» Written request:
Extract the whole listing as it stands. Do not include the pictures.

» Listed records:
————————

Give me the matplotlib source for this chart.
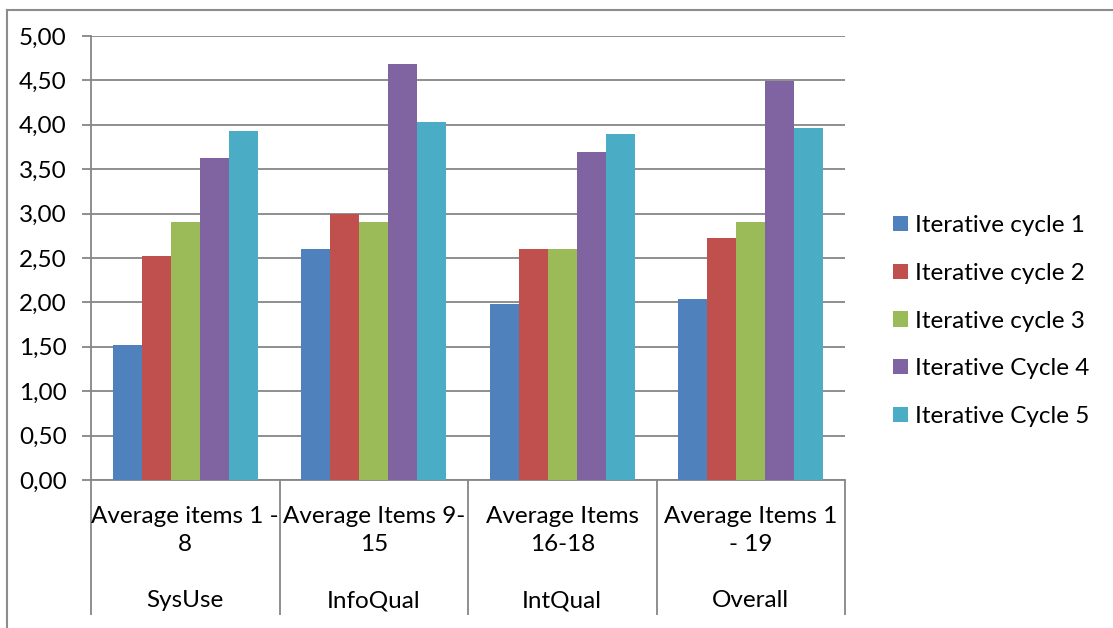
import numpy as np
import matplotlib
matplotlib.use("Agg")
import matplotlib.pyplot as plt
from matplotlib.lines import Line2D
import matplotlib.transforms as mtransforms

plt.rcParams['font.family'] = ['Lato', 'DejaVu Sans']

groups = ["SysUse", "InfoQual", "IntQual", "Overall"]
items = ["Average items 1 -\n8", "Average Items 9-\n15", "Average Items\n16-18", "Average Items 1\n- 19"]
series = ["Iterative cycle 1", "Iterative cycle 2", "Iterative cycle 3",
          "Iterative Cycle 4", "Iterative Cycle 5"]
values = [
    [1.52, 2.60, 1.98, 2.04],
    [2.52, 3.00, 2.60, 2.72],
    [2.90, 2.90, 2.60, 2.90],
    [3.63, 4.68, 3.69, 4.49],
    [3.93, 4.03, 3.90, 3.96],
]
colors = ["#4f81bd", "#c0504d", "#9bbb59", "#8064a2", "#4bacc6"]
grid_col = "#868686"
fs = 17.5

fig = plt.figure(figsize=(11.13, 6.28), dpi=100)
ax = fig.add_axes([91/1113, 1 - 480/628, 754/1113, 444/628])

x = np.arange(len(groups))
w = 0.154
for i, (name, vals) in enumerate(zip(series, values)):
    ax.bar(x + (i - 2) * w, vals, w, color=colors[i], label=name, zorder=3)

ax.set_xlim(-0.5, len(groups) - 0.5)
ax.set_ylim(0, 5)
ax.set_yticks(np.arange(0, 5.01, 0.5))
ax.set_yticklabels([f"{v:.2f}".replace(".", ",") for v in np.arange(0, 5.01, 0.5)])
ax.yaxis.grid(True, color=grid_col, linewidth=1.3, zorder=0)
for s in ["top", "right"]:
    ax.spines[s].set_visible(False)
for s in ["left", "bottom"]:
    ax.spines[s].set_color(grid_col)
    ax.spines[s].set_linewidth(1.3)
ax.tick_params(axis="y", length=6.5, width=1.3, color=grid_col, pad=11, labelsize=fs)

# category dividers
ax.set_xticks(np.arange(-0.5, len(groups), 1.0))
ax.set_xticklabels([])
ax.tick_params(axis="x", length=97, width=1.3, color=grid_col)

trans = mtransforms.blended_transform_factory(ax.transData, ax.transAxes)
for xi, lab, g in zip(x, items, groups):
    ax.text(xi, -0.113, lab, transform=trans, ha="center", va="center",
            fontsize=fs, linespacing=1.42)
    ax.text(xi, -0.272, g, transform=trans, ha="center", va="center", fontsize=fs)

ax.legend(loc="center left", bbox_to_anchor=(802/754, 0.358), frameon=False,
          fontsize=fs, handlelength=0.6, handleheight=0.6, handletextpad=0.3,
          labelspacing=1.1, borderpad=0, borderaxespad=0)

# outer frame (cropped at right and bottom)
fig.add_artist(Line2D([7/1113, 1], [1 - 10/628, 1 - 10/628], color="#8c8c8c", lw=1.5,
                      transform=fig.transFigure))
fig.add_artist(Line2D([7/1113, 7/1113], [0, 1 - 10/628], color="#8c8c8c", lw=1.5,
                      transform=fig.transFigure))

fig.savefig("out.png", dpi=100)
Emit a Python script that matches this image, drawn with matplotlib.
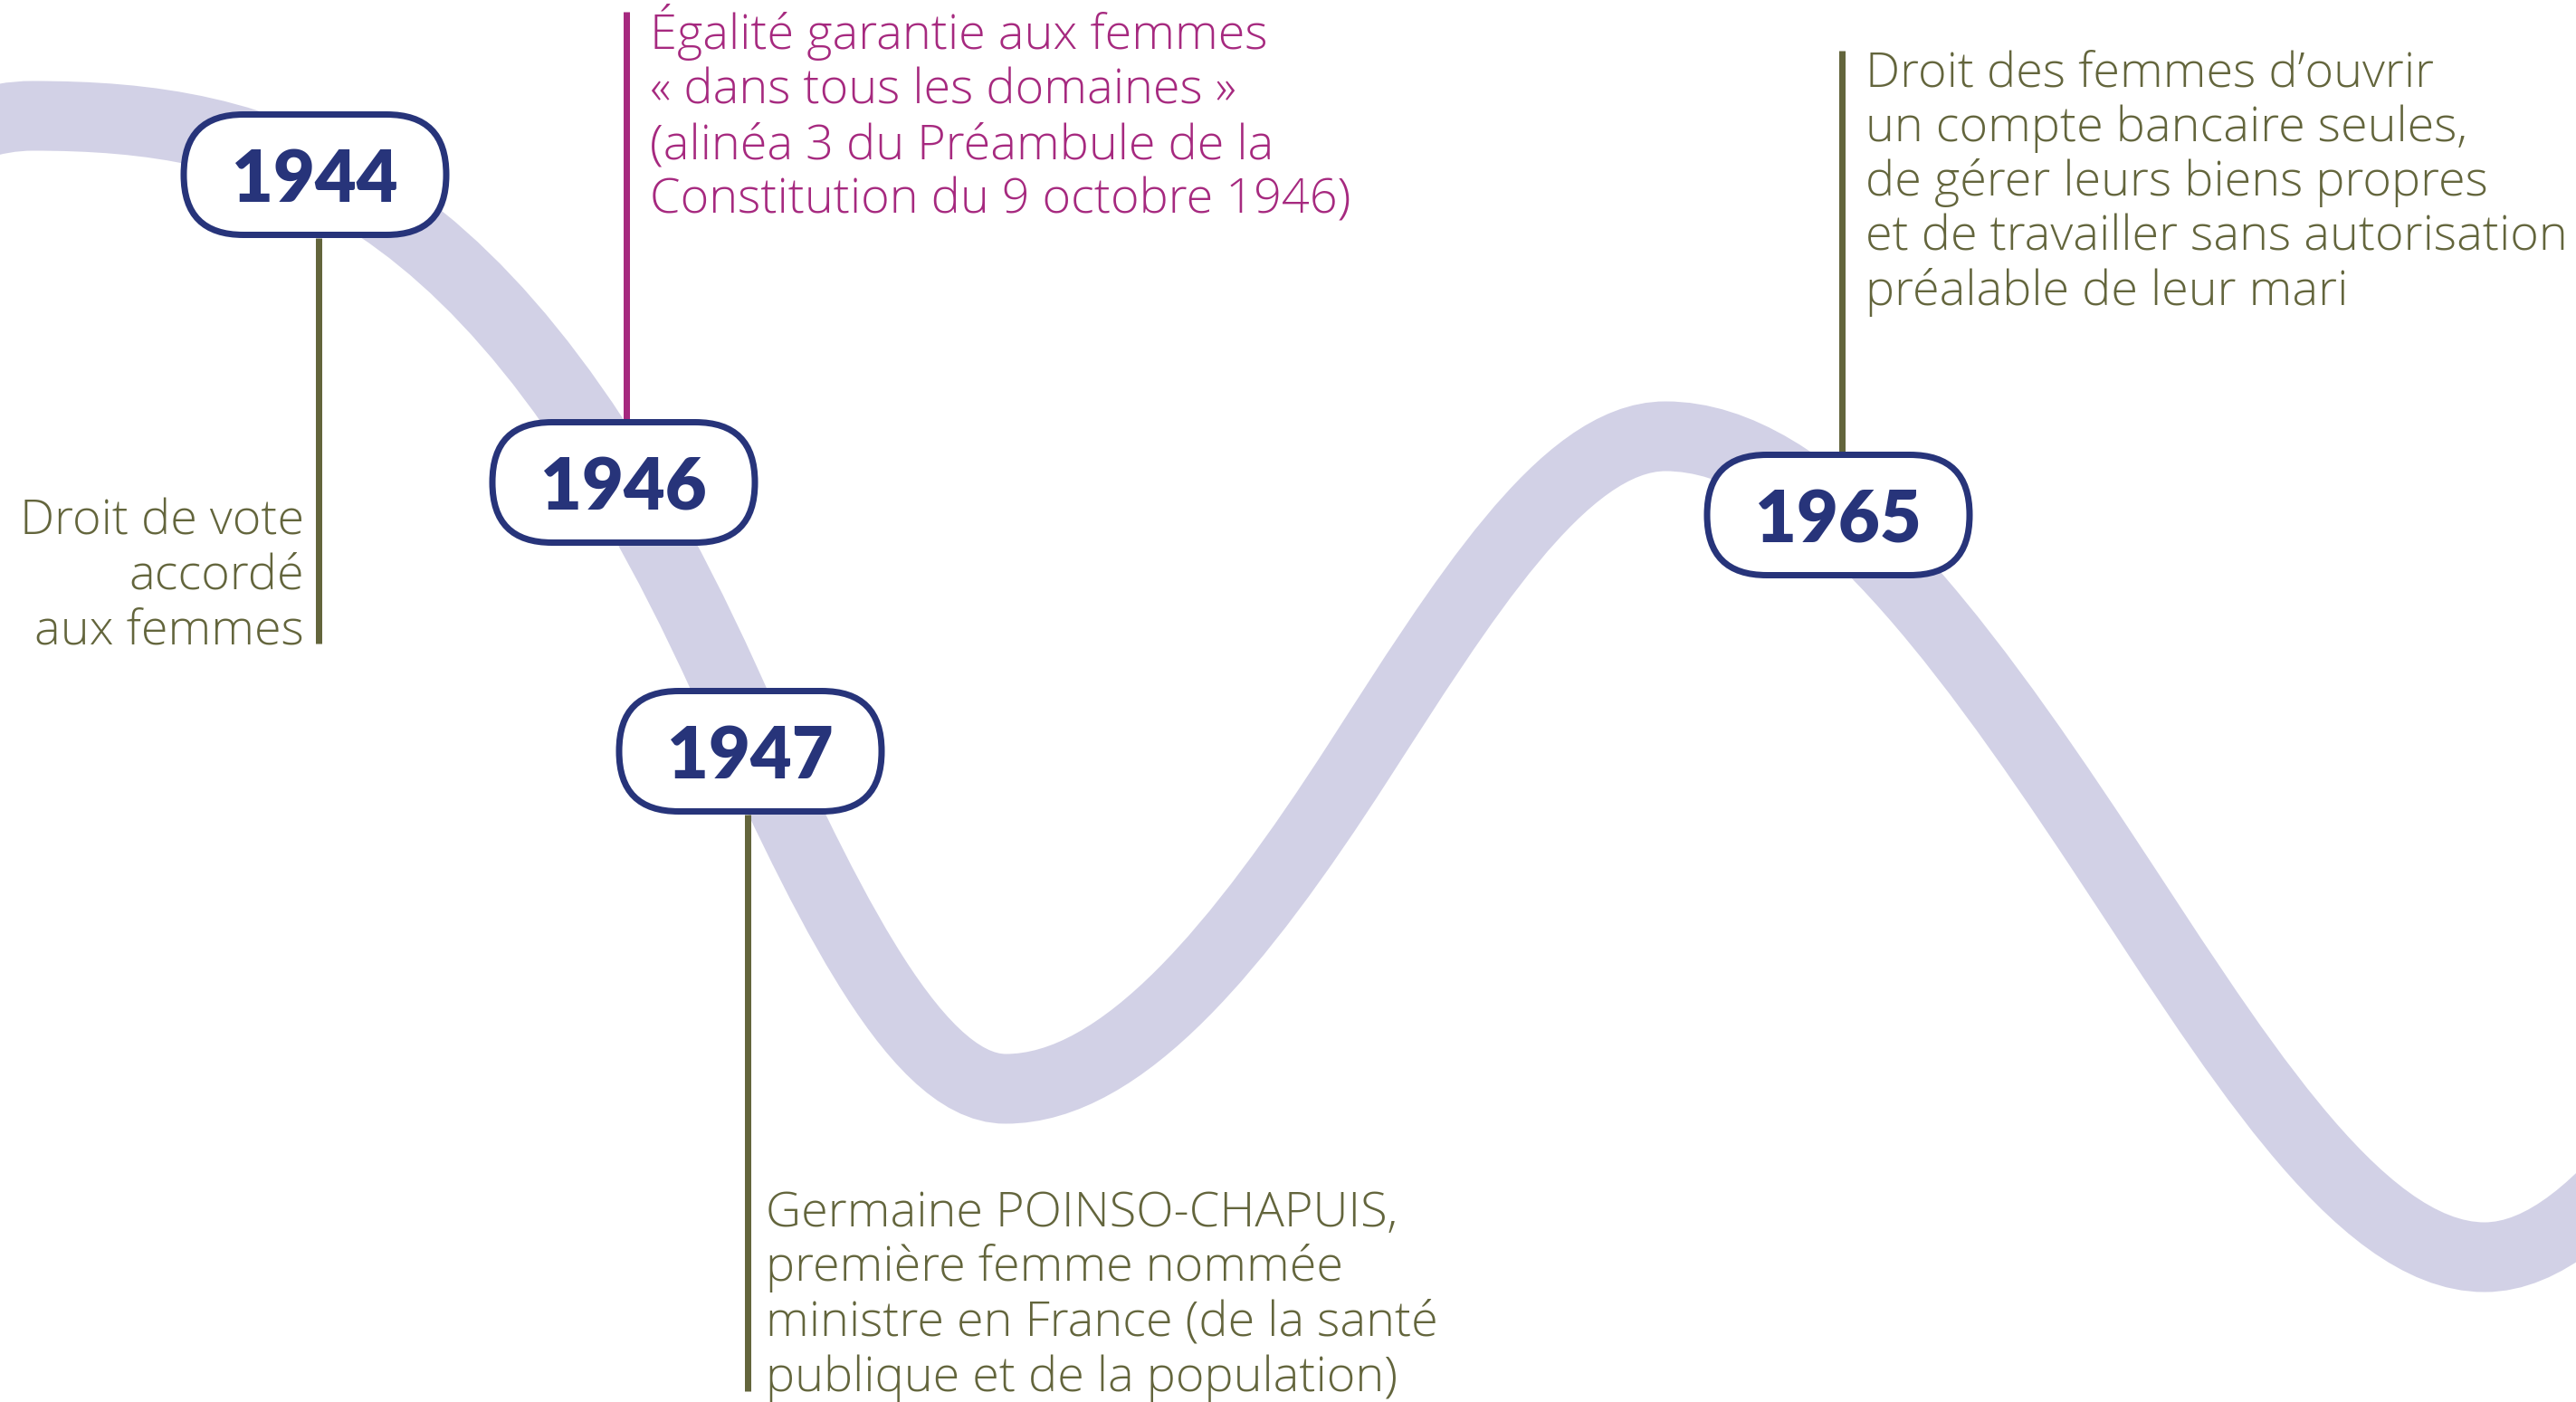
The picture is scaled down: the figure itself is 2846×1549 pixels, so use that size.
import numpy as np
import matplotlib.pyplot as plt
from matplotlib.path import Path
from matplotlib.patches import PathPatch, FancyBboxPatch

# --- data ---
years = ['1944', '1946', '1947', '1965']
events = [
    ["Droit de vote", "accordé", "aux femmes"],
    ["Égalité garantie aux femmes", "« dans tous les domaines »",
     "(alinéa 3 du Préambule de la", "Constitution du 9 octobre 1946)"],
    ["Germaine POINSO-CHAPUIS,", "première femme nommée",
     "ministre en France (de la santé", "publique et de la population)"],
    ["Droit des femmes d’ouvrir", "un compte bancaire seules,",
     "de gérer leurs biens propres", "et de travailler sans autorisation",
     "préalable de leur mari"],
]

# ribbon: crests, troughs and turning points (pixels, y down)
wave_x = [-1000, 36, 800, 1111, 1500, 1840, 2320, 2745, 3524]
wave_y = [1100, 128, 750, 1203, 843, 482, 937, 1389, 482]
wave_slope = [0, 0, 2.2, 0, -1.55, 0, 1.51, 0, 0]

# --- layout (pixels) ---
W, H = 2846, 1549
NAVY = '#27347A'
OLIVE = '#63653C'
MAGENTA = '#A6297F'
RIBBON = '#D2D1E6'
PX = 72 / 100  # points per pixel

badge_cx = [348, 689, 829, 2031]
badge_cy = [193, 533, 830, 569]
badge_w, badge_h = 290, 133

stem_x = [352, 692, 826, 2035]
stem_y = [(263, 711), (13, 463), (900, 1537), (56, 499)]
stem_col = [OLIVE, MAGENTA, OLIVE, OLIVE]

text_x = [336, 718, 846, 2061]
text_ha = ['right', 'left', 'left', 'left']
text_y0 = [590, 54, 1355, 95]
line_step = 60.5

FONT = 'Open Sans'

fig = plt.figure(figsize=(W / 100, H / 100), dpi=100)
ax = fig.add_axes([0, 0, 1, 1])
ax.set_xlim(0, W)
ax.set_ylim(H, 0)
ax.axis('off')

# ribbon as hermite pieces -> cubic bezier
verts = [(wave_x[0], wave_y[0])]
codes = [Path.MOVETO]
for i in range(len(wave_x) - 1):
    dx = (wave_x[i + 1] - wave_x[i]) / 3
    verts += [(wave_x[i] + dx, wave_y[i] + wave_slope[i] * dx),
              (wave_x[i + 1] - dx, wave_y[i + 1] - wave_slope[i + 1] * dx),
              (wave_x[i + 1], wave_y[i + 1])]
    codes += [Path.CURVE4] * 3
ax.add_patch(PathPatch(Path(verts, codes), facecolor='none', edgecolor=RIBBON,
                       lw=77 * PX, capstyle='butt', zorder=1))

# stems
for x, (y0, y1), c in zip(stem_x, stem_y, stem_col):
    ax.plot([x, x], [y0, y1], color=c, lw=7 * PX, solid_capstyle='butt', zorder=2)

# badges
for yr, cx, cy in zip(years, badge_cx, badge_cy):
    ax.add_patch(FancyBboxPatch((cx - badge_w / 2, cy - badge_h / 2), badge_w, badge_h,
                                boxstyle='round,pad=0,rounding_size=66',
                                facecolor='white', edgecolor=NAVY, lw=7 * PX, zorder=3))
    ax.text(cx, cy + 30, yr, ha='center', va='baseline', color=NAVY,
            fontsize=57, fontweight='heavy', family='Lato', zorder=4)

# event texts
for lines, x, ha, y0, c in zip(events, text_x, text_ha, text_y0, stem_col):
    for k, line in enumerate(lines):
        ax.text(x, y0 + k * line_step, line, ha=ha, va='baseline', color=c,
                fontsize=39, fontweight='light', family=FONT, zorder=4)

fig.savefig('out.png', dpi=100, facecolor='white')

————————

» Complete response:
Give me the matplotlib source for this chart.
import numpy as np
import matplotlib
matplotlib.use("Agg")
import matplotlib.pyplot as plt
from matplotlib.lines import Line2D
import matplotlib.transforms as mtransforms

plt.rcParams['font.family'] = ['Lato', 'DejaVu Sans']

groups = ["SysUse", "InfoQual", "IntQual", "Overall"]
items = ["Average items 1 -\n8", "Average Items 9-\n15", "Average Items\n16-18", "Average Items 1\n- 19"]
series = ["Iterative cycle 1", "Iterative cycle 2", "Iterative cycle 3",
          "Iterative Cycle 4", "Iterative Cycle 5"]
values = [
    [1.52, 2.60, 1.98, 2.04],
    [2.52, 3.00, 2.60, 2.72],
    [2.90, 2.90, 2.60, 2.90],
    [3.63, 4.68, 3.69, 4.49],
    [3.93, 4.03, 3.90, 3.96],
]
colors = ["#4f81bd", "#c0504d", "#9bbb59", "#8064a2", "#4bacc6"]
grid_col = "#868686"
fs = 17.5

fig = plt.figure(figsize=(11.13, 6.28), dpi=100)
ax = fig.add_axes([91/1113, 1 - 480/628, 754/1113, 444/628])

x = np.arange(len(groups))
w = 0.154
for i, (name, vals) in enumerate(zip(series, values)):
    ax.bar(x + (i - 2) * w, vals, w, color=colors[i], label=name, zorder=3)

ax.set_xlim(-0.5, len(groups) - 0.5)
ax.set_ylim(0, 5)
ax.set_yticks(np.arange(0, 5.01, 0.5))
ax.set_yticklabels([f"{v:.2f}".replace(".", ",") for v in np.arange(0, 5.01, 0.5)])
ax.yaxis.grid(True, color=grid_col, linewidth=1.3, zorder=0)
for s in ["top", "right"]:
    ax.spines[s].set_visible(False)
for s in ["left", "bottom"]:
    ax.spines[s].set_color(grid_col)
    ax.spines[s].set_linewidth(1.3)
ax.tick_params(axis="y", length=6.5, width=1.3, color=grid_col, pad=11, labelsize=fs)

# category dividers
ax.set_xticks(np.arange(-0.5, len(groups), 1.0))
ax.set_xticklabels([])
ax.tick_params(axis="x", length=97, width=1.3, color=grid_col)

trans = mtransforms.blended_transform_factory(ax.transData, ax.transAxes)
for xi, lab, g in zip(x, items, groups):
    ax.text(xi, -0.113, lab, transform=trans, ha="center", va="center",
            fontsize=fs, linespacing=1.42)
    ax.text(xi, -0.272, g, transform=trans, ha="center", va="center", fontsize=fs)

ax.legend(loc="center left", bbox_to_anchor=(802/754, 0.358), frameon=False,
          fontsize=fs, handlelength=0.6, handleheight=0.6, handletextpad=0.3,
          labelspacing=1.1, borderpad=0, borderaxespad=0)

# outer frame (cropped at right and bottom)
fig.add_artist(Line2D([7/1113, 1], [1 - 10/628, 1 - 10/628], color="#8c8c8c", lw=1.5,
                      transform=fig.transFigure))
fig.add_artist(Line2D([7/1113, 7/1113], [0, 1 - 10/628], color="#8c8c8c", lw=1.5,
                      transform=fig.transFigure))

fig.savefig("out.png", dpi=100)
Emit a Python script that matches this image, drawn with matplotlib.
The picture is scaled down: the figure itself is 2846×1549 pixels, so use that size.
import numpy as np
import matplotlib.pyplot as plt
from matplotlib.path import Path
from matplotlib.patches import PathPatch, FancyBboxPatch

# --- data ---
years = ['1944', '1946', '1947', '1965']
events = [
    ["Droit de vote", "accordé", "aux femmes"],
    ["Égalité garantie aux femmes", "« dans tous les domaines »",
     "(alinéa 3 du Préambule de la", "Constitution du 9 octobre 1946)"],
    ["Germaine POINSO-CHAPUIS,", "première femme nommée",
     "ministre en France (de la santé", "publique et de la population)"],
    ["Droit des femmes d’ouvrir", "un compte bancaire seules,",
     "de gérer leurs biens propres", "et de travailler sans autorisation",
     "préalable de leur mari"],
]

# ribbon: crests, troughs and turning points (pixels, y down)
wave_x = [-1000, 36, 800, 1111, 1500, 1840, 2320, 2745, 3524]
wave_y = [1100, 128, 750, 1203, 843, 482, 937, 1389, 482]
wave_slope = [0, 0, 2.2, 0, -1.55, 0, 1.51, 0, 0]

# --- layout (pixels) ---
W, H = 2846, 1549
NAVY = '#27347A'
OLIVE = '#63653C'
MAGENTA = '#A6297F'
RIBBON = '#D2D1E6'
PX = 72 / 100  # points per pixel

badge_cx = [348, 689, 829, 2031]
badge_cy = [193, 533, 830, 569]
badge_w, badge_h = 290, 133

stem_x = [352, 692, 826, 2035]
stem_y = [(263, 711), (13, 463), (900, 1537), (56, 499)]
stem_col = [OLIVE, MAGENTA, OLIVE, OLIVE]

text_x = [336, 718, 846, 2061]
text_ha = ['right', 'left', 'left', 'left']
text_y0 = [590, 54, 1355, 95]
line_step = 60.5

FONT = 'Open Sans'

fig = plt.figure(figsize=(W / 100, H / 100), dpi=100)
ax = fig.add_axes([0, 0, 1, 1])
ax.set_xlim(0, W)
ax.set_ylim(H, 0)
ax.axis('off')

# ribbon as hermite pieces -> cubic bezier
verts = [(wave_x[0], wave_y[0])]
codes = [Path.MOVETO]
for i in range(len(wave_x) - 1):
    dx = (wave_x[i + 1] - wave_x[i]) / 3
    verts += [(wave_x[i] + dx, wave_y[i] + wave_slope[i] * dx),
              (wave_x[i + 1] - dx, wave_y[i + 1] - wave_slope[i + 1] * dx),
              (wave_x[i + 1], wave_y[i + 1])]
    codes += [Path.CURVE4] * 3
ax.add_patch(PathPatch(Path(verts, codes), facecolor='none', edgecolor=RIBBON,
                       lw=77 * PX, capstyle='butt', zorder=1))

# stems
for x, (y0, y1), c in zip(stem_x, stem_y, stem_col):
    ax.plot([x, x], [y0, y1], color=c, lw=7 * PX, solid_capstyle='butt', zorder=2)

# badges
for yr, cx, cy in zip(years, badge_cx, badge_cy):
    ax.add_patch(FancyBboxPatch((cx - badge_w / 2, cy - badge_h / 2), badge_w, badge_h,
                                boxstyle='round,pad=0,rounding_size=66',
                                facecolor='white', edgecolor=NAVY, lw=7 * PX, zorder=3))
    ax.text(cx, cy + 30, yr, ha='center', va='baseline', color=NAVY,
            fontsize=57, fontweight='heavy', family='Lato', zorder=4)

# event texts
for lines, x, ha, y0, c in zip(events, text_x, text_ha, text_y0, stem_col):
    for k, line in enumerate(lines):
        ax.text(x, y0 + k * line_step, line, ha=ha, va='baseline', color=c,
                fontsize=39, fontweight='light', family=FONT, zorder=4)

fig.savefig('out.png', dpi=100, facecolor='white')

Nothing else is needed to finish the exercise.